*Dataset records*
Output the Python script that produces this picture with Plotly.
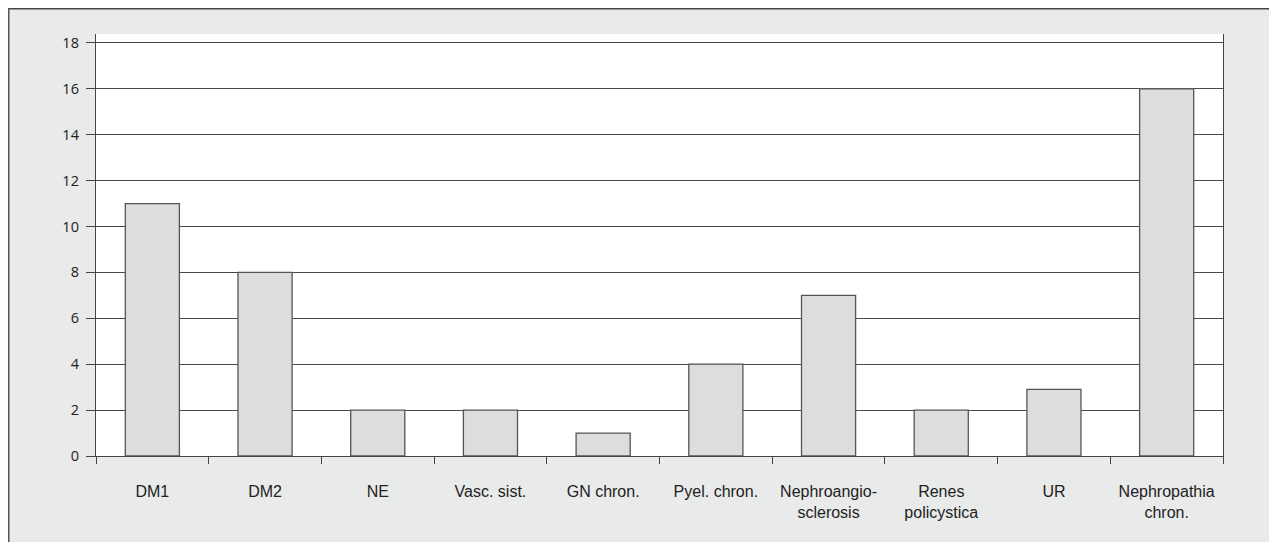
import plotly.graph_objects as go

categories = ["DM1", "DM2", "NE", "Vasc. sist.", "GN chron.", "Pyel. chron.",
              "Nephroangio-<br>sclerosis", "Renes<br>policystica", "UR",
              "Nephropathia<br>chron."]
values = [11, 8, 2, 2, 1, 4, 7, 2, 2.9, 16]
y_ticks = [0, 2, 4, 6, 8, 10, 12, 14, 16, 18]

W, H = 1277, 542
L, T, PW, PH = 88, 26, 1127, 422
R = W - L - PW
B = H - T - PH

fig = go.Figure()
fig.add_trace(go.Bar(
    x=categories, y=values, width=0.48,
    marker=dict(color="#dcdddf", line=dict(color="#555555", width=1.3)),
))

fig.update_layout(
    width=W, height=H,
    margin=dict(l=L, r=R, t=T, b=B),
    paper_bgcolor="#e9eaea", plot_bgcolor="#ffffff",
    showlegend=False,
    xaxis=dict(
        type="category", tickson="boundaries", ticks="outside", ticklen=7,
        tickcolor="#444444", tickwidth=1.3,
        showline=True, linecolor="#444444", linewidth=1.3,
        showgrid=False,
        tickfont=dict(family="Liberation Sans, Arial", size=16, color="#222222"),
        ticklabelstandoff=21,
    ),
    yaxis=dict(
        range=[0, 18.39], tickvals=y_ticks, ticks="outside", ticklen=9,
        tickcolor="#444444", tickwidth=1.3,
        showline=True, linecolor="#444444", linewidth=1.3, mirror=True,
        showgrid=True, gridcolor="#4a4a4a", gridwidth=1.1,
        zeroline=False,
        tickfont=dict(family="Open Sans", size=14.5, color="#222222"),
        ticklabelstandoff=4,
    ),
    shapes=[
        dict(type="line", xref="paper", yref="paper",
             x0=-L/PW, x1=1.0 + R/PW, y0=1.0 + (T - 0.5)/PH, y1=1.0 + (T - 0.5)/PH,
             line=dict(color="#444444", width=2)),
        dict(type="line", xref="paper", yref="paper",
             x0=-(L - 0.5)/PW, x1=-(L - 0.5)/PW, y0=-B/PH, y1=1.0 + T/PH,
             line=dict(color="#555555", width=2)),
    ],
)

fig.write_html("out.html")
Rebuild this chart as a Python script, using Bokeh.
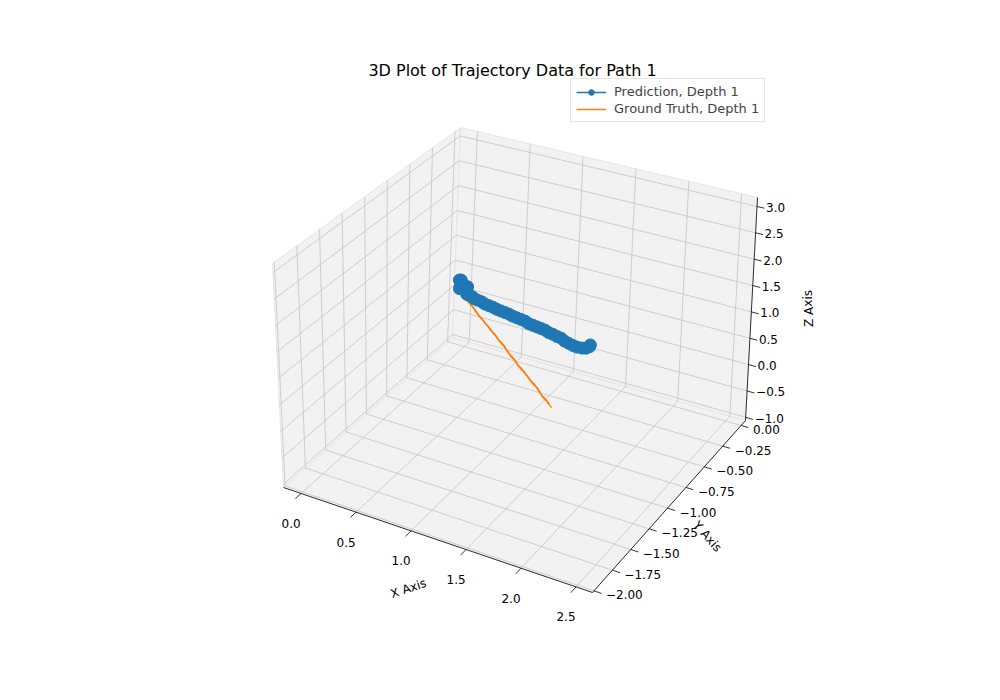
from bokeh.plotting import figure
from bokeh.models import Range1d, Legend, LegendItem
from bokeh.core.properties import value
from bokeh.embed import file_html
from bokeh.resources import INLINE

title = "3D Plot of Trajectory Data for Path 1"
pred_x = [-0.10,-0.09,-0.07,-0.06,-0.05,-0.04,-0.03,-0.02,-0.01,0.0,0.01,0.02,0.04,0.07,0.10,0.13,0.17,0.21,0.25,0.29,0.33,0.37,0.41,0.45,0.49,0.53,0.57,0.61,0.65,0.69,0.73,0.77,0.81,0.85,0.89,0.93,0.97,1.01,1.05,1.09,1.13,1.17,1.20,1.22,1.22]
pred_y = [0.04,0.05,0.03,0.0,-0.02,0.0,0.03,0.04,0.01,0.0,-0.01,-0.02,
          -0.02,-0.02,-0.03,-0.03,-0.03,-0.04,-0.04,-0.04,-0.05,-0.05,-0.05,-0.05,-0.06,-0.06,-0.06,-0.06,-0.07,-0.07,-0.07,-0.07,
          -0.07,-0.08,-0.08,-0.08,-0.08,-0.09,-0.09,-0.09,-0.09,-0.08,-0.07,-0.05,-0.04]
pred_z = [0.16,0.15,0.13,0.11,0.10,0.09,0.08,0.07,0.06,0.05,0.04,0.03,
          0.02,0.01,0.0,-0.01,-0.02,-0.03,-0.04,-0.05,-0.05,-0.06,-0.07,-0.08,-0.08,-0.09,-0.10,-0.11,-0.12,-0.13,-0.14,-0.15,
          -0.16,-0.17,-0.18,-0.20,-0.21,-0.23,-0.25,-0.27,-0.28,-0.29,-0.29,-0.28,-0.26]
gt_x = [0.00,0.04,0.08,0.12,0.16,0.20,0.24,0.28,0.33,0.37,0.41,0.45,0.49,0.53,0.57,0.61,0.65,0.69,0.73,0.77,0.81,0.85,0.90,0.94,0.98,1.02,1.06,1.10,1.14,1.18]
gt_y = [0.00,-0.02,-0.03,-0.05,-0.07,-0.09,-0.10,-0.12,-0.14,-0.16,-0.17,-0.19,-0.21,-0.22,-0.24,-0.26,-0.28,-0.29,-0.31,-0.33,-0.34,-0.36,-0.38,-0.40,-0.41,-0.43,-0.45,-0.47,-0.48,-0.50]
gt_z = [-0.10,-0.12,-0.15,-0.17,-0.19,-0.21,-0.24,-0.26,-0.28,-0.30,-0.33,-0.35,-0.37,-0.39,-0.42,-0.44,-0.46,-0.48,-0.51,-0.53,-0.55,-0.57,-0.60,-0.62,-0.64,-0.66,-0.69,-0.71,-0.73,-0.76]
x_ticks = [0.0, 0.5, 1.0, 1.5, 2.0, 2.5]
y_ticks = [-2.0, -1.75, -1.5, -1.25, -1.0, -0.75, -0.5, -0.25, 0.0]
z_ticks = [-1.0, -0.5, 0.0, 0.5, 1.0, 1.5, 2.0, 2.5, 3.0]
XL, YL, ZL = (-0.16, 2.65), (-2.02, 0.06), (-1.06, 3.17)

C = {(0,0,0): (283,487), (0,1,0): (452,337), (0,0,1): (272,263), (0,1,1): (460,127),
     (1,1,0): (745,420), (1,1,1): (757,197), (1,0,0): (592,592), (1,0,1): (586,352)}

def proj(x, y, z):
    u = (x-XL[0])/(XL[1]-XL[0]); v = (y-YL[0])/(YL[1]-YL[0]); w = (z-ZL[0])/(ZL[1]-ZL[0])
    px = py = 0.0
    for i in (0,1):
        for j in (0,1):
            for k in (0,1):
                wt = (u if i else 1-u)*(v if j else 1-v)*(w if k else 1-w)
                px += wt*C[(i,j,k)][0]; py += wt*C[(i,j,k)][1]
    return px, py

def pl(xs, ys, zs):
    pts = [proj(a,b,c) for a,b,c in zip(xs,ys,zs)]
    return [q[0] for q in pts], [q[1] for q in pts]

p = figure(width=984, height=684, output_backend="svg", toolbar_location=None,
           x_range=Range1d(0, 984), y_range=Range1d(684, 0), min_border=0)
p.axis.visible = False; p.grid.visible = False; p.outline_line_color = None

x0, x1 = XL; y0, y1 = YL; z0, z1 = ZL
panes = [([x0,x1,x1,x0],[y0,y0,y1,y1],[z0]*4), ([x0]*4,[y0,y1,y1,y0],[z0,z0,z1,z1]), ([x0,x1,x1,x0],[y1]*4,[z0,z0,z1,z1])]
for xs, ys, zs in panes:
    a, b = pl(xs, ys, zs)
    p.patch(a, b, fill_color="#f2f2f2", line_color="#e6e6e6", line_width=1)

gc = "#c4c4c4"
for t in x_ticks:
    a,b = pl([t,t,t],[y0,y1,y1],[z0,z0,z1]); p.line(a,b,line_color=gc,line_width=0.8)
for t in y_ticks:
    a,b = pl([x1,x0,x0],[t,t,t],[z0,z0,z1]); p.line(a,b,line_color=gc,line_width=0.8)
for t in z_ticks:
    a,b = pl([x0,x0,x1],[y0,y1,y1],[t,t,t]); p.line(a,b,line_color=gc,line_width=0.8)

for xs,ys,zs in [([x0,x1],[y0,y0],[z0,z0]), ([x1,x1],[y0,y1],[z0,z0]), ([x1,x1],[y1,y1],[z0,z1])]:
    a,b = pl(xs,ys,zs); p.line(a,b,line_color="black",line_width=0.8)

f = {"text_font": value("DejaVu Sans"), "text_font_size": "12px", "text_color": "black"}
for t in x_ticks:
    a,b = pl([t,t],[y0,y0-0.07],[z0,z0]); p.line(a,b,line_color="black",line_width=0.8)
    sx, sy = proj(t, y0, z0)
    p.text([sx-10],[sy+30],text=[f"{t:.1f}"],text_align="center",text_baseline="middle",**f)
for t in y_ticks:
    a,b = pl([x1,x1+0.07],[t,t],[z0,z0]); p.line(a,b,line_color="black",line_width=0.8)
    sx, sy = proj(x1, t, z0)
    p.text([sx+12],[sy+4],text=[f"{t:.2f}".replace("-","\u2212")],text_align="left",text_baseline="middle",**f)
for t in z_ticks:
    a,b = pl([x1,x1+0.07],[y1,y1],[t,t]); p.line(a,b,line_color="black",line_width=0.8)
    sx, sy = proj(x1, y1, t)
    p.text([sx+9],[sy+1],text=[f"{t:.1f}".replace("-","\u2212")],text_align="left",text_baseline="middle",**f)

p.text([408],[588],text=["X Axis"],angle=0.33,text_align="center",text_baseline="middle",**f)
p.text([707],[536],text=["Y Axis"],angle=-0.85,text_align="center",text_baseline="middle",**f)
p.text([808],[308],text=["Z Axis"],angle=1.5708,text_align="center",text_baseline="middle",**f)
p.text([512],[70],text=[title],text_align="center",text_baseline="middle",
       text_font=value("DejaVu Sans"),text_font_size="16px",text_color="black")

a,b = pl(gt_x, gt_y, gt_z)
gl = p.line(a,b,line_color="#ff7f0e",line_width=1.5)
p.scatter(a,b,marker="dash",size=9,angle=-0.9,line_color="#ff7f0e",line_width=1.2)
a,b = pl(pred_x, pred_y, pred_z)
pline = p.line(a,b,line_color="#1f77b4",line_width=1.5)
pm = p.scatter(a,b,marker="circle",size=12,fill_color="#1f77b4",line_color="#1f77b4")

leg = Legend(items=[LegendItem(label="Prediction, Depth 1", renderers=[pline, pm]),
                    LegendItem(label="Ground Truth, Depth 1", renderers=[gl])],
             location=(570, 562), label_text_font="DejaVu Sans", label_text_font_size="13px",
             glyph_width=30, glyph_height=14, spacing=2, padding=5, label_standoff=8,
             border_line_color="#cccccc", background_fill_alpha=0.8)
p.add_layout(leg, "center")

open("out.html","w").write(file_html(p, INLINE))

*Your objective*
From the first line of the entries above down to the line holding "import plotly.graph_objects as go", quote each line exactly and nothing else, skipping pictures.

*Output of the task*
Output the Python script that produces this picture with Plotly.
import plotly.graph_objects as go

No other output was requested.